Alexander Payne won this category for his last feature film Sideways with his writing partner Jim Taylor. He's got two new collaborators in Nat Faxon and Jim Rash with whom he's adapted the Kaui Hart Hemmings novel The Descendants, which fits with Payne's style of balancing smart humour and real emotion. I'm looking forward to it.
Another past Oscar winner in this category is Christopher Hampton, who received his Oscar back in 1989 for Dangerous Liaisons which was based on his own play. For this year he's adapted another one of his own plays with the word ''dangerous'' in the title; A Dangerous Method, which explores the work of and relationship between Carl Jung and Sigmund Freud.
And yet another pair of previous Adapted Screenplay winners with a project in the race this year are Steve Zaillian (Schindler's List) and Aaron Sorkin (The Social Network), who have teamed up to adapt Moneyball, Michael Lewis' nonfiction account of Billy Beane's computerized drafting system of MLB prospects, for the screen. I'll be interested to see where they can go with it.
George Clooney and Grant Heslov were nominated five years ago for writing Good Night and Good Luck, and are collaborating again to bring us their adaptation of Beau Willimon's play The Ides of March. Political dramas are never an unwise bet, and this one has enough star power to make it a big awards magnet for Clooney and Heslov.
Back in the realm of more traditional Oscar bait is Steven Spielberg's War Horse, based on Michael Morpurgo's novel which is also coming out as a Broadway play this year.
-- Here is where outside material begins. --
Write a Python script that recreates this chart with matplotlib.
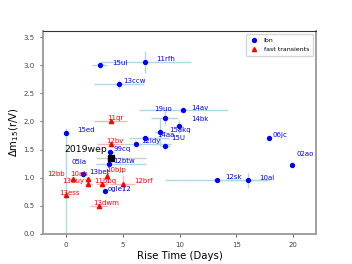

Richard Curtis and Lee Hall have written the screenplay, which is sure to catch many an Academy member's fancy with its sentimental story and hefty WWI setting.
Predicted five:
A Dangerous Method
The Descendants
The Ides of March
Moneyball
War Horse
Also consider: Albert Nobbs, A Better Life, Coriolanus, The Girl with the Dragon Tattoo, The Iron Lady, The Help, The Skin That I Inhabit, Water for Elephants, We Bought a Zoo, We Need to Talk About Kevin.